How is Dirac delta $$\delta (x^3 )$$ different from $$\delta (x)$$? It is my understanding that $$\delta [\psi]:=\langle\delta,\psi\rangle=\int_{\Omega}\delta(x)\psi(x)\,dx= \begin{cases} \psi(0) & \text{if 0\in \Omega}\\ 0 & \text{otherwise} \end{cases}$$ But $$x^3=0$$ iff $$x=0$$ so does this not imply, $$\delta(x^3) = \delta(x) = 0$$ Apologies if I am completely misunderstanding the topic, I am very new to distributions.

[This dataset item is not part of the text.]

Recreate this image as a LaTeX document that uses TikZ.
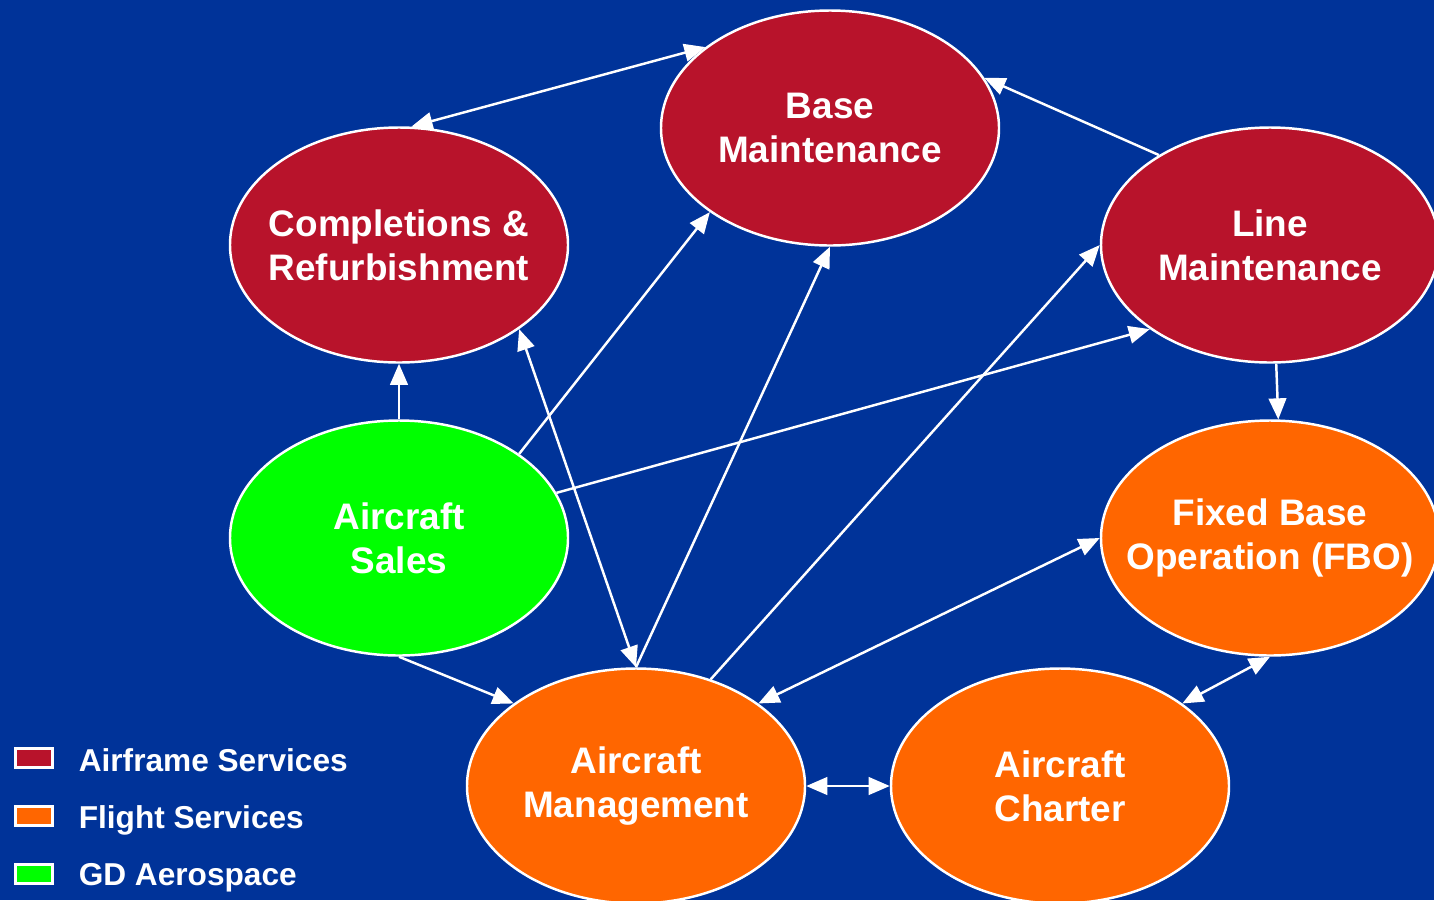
\documentclass[tikz,border=0pt]{standalone}
\usepackage{fontspec}
\setmainfont{Liberation Sans}
\usetikzlibrary{arrows.meta,shapes.geometric}

\definecolor{bgblue}{HTML}{003399}
\definecolor{airred}{HTML}{B8132B}
\definecolor{flightorange}{HTML}{FF6600}
\definecolor{gdgreen}{HTML}{00FF00}

\begin{document}
\begin{tikzpicture}[y=-1cm,>={Triangle[length=6pt,width=5pt]},line width=0.7pt,
  main node/.style={ellipse,draw=white,line width=0.7pt,minimum width=3.38cm,minimum height=2.35cm,
    inner sep=-0.35cm,text=white,align=center,font=\bfseries\fontsize{10.5}{12.6}\selectfont},
  air node/.style={main node,fill=airred},
  flight node/.style={main node,fill=flightorange},
  gd node/.style={main node,fill=gdgreen},
  link/.style={color=white},
  key box/.style={draw=white,line width=0.6pt,minimum width=0.37cm,minimum height=0.19cm,inner sep=0pt},
  key text/.style={text=white,inner sep=0pt,anchor=base west,font=\bfseries\fontsize{9}{10}\selectfont}]

 \fill[bgblue] (0,0) rectangle (14.34,9.00);
 \useasboundingbox (0,0) rectangle (14.34,9.00);

 \node[air node] (base) at (8.30,1.28) {Base\\ Maintenance};
 \node[air node] (compl) at (3.99,2.45) {Completions \&\\ Refurbishment};
 \node[air node] (line) at (12.70,2.45) {Line\\ Maintenance};
 \node[gd node] (sales) at (3.99,5.38) {Aircraft\\ Sales};
 \node[flight node] (fbo) at (12.70,5.38) {Fixed Base\\ Operation (FBO)};
 \node[flight node] (mgmt) at (6.36,7.86) {Aircraft\\ Management};
 \node[flight node] (charter) at (10.60,7.86) {Aircraft\\ Charter};

 % connections
 \path[link]
    (base.147)    edge [<->] (compl.84)
    (line.141)    edge [->] (base.18)
    (sales.90)    edge [->] (compl.270)
    (sales.35)    edge [->] (base.215)
    (sales.16)    edge [->] (line.215)
    (mgmt.90)     edge [->] (base.270)
    (mgmt.90)     edge [<->] (compl.-35)
    (mgmt.55)     edge [->] (line.180)
    (mgmt.34)     edge [<->] (fbo.180)
    (sales.270)   edge [->] (mgmt.146)
    (line.273)    edge [->] (fbo.86)
    (mgmt.0)      edge [<->] (charter.180)
    (charter.34)  edge [<->] (fbo.270);

 % legend
 \node[key box,fill=airred] (airkey) at (0.34,7.58) {};
 \node[key box,fill=flightorange] (flightkey) at (0.34,8.16) {};
 \node[key box,fill=gdgreen] (gdkey) at (0.34,8.74) {};
 \node[key text] (airlabel) at ([xshift=0.24cm,yshift=-0.13cm]airkey.east) {Airframe Services};
 \node[key text] (flightlabel) at ([xshift=0.24cm,yshift=-0.12cm]flightkey.east) {Flight Services};
 \node[key text] (gdlabel) at ([xshift=0.24cm,yshift=-0.11cm]gdkey.east) {GD Aerospace};

\end{tikzpicture}
\end{document}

• Good question. The delta distribution with nonlinear arguments is a tricky concept. This answer of robjohn has been extremely useful to me in order to understand that. Jan 22 '21 at 19:55
• Compare $\int_{\Bbb R}f(x)\delta(x^3)\,dx=\int_{\Bbb R}u^{-2/3}f(u^{1/3})\delta(u)/3\,du$ with $\int_{\Bbb R}f(u)\delta(u)\,du$. Jan 22 '21 at 20:35
• It appears to me that you are using conflicting notation. The "$\delta(x)$" appearing inside the integral is not the same as the "$\delta$" that is applied to $\psi$ on the left hand side. Jan 22 '21 at 20:37
• Maybe too naive but øan't you substitute $y = x^3$ in $\int \delta(x^3) f(x) dx$ and see what happens? Jan 22 '21 at 20:54
• @pregunton I've updated the question to fit exactly what is written in my lecture handout Jan 22 '21 at 21:39

## 1 Answer

Let $$\psi$$ be a test function, i.e. $$\psi \in \mathcal{C}^{\infty} _{c}(\mathbb{R})$$, then: $$\int \delta(x^3)\psi (x) dx = \int \delta(y) \psi (y^{\frac{1}{3}}) \frac{1}{3y^{\frac{2}{3}}} dy$$ Note that our new test function $$\psi (y^{\frac{1}{3}}) \frac{1}{3y^{2/3}}$$ is not smooth, hence we cannot define $$\delta(x^3)$$ as a distribution. In general, if $$u$$ is a distribution, then $$u \circ g$$ is a distribution as well if both $$g$$ and its inverse are smooth. In such a case: $$\langle u \circ g, \psi \rangle := \langle u, \psi \circ g^{-1} |\text{det } dg^{-1}| \rangle$$. Please note that the integration above is an abuse of notation.